Post-war leader Clement Attlee and 1980s titan Margaret Thatcher were named Britain's most effective 20th-century prime ministers in a study of British premiers for BBC History Magazine.
The pair outscored World War II prime minister Winston Churchill and were rated far higher than current incumbent Tony Blair, who was judged to have been hamstrung by the war in Iraq.
The 20 prime ministers were ranked with a score of one to five by historian Francis Beckett on how well they implemented their visions for changing Britain.
The Conservative Party's Thatcher, who led Britain from 1979 to 1990, scored a maximum five points alongside Attlee.

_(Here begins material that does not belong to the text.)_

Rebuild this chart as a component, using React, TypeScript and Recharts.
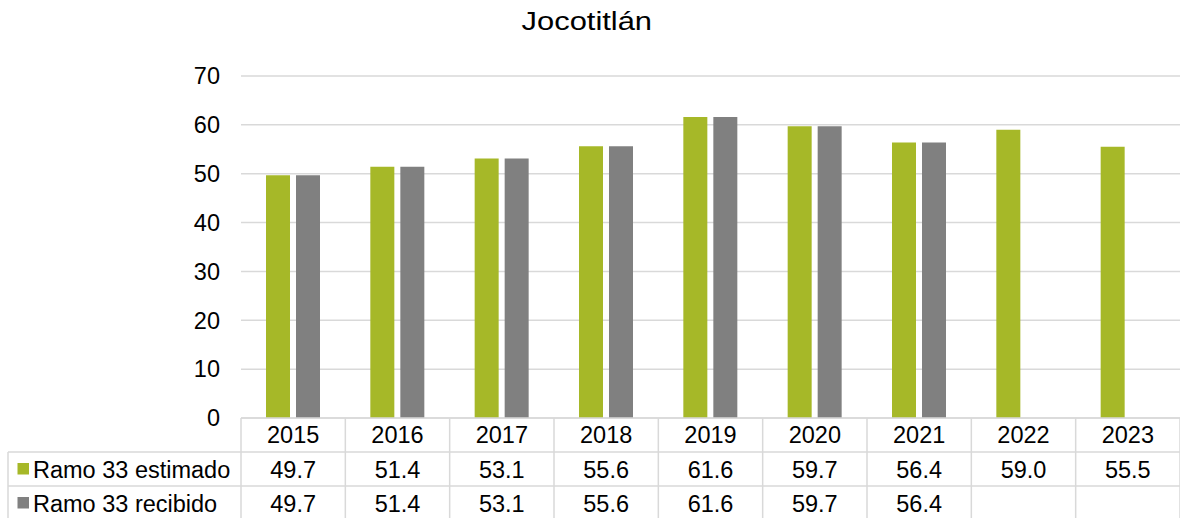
import React from 'react';
import { BarChart, Bar, XAxis, YAxis, CartesianGrid } from 'recharts';

const years = ['2015', '2016', '2017', '2018', '2019', '2020', '2021', '2022', '2023'];
const estimado = [49.7, 51.4, 53.1, 55.6, 61.6, 59.7, 56.4, 59.0, 55.5];
const recibido: (number | null)[] = [49.7, 51.4, 53.1, 55.6, 61.6, 59.7, 56.4, null, null];
const seriesNames = ['Ramo 33 estimado', 'Ramo 33 recibido'];
const yTicks = [0, 10, 20, 30, 40, 50, 60, 70];
const title = 'Jocotitlán';

const GREEN = '#A6B828';
const GRAY = '#808080';
const LINE = '#D9D9D9';
const FONT = '"Liberation Sans", Arial, sans-serif';
const FS = 23.5;

const W = 1180;
const H = 518;
const Y_AXIS_W = 241;
const TABLE_LEFT = 8;
const ROW = 34;

const data = years.map((y, i) => ({ year: y, estimado: estimado[i], recibido: recibido[i] }));

const fmt = (v: number | null | undefined) => (v == null ? '' : v.toFixed(1));

const TableTick = (props: any) => {
  const { x, y, payload, index } = props;
  const half = payload && payload.offset ? payload.offset : (W - Y_AXIS_W) / years.length / 2;
  const left = x - half;
  const right = x + half;
  const i = index;
  const rows = [estimado, recibido];
  return (
    <g>
      <line x1={right} y1={y} x2={right} y2={y + ROW * 3} stroke={LINE} strokeWidth={1.5} />
      {i === 0 && (
        <g>
          <line x1={left} y1={y} x2={left} y2={y + ROW * 3} stroke={LINE} strokeWidth={1.5} />
          <line x1={TABLE_LEFT} y1={y + ROW} x2={left + half * 2 * years.length} y2={y + ROW} stroke={LINE} strokeWidth={1.5} />
          <line x1={TABLE_LEFT} y1={y + ROW * 2} x2={left + half * 2 * years.length} y2={y + ROW * 2} stroke={LINE} strokeWidth={1.5} />
          <line x1={TABLE_LEFT} y1={y + ROW} x2={TABLE_LEFT} y2={y + ROW * 3} stroke={LINE} strokeWidth={1.5} />
          {seriesNames.map((n, r) => (
            <g key={n}>
              <rect x={TABLE_LEFT + 9.5} y={y + ROW * (r + 1) + 11} width={11.5} height={11.5} fill={r === 0 ? GREEN : GRAY} />
              <text x={TABLE_LEFT + 25} y={y + ROW * (r + 1) + 26} fontSize={FS} fontFamily={FONT} fill="#000">{n}</text>
            </g>
          ))}
        </g>
      )}
      <text x={x} y={y + 25} textAnchor="middle" fontSize={FS} fontFamily={FONT} fill="#000">{payload.value}</text>
      {rows.map((arr, r) => (
        <text key={r} x={x} y={y + ROW * (r + 1) + 26} textAnchor="middle" fontSize={FS} fontFamily={FONT} fill="#000">
          {fmt(arr[i])}
        </text>
      ))}
    </g>
  );
};

export default function App() {
  return (
    <div style={{ position: 'absolute', left: 0, top: 0, width: W, height: H, background: '#fff', fontFamily: FONT }}>
      <div style={{ position: 'absolute', left: -3, top: 9, width: W, textAlign: 'center', fontSize: 25, lineHeight: '25px', color: '#000' }}>
        <span style={{ display: 'inline-block', transform: 'scaleX(1.235)' }}>{title}</span>
      </div>
      <BarChart
        width={W}
        height={H}
        data={data}
        margin={{ top: 76, right: 0, bottom: 0, left: 0 }}
        barSize={24}
        barGap={6}
      >
        <CartesianGrid vertical={false} stroke={LINE} strokeWidth={1.5} />
        <YAxis
          domain={[0, 70]}
          ticks={yTicks}
          width={Y_AXIS_W}
          axisLine={false}
          tickLine={false}
          tickSize={0}
          tickMargin={21}
          tick={{ fontSize: FS, fontFamily: FONT, fill: '#000' }}
        />
        <XAxis
          dataKey="year"
          height={100}
          interval={0}
          axisLine={{ stroke: LINE, strokeWidth: 1.5 }}
          tickLine={false}
          tickSize={0}
          tickMargin={0}
          tick={<TableTick />}
        />
        <Bar dataKey="estimado" fill={GREEN} isAnimationActive={false} />
        <Bar dataKey="recibido" fill={GRAY} isAnimationActive={false} />
      </BarChart>
    </div>
  );
}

Beckett said that was because Thatcher "took one sort of society, and turned it into another sort of society".
He chose her 1985 victory over striking miners as a crucial landmark.
"Few people under 40 remember a time when trade unions were a real force in the land, when the public sector controlled large swathes of the economy, when local councils controlled education and other local services, when benefits were considered rights of citizenship," he said.
"The defeat and destruction of the once-powerful National Union of Mineworkers was a key moment."
Thatcher, her successor John Major and Blair are the only living people on the list.
Attlee led the Labour Party government from 1945 to 1951, which nationalised industry and established the welfare state, creating an enduring consensus, which was dismantled by Thatcher's reforms.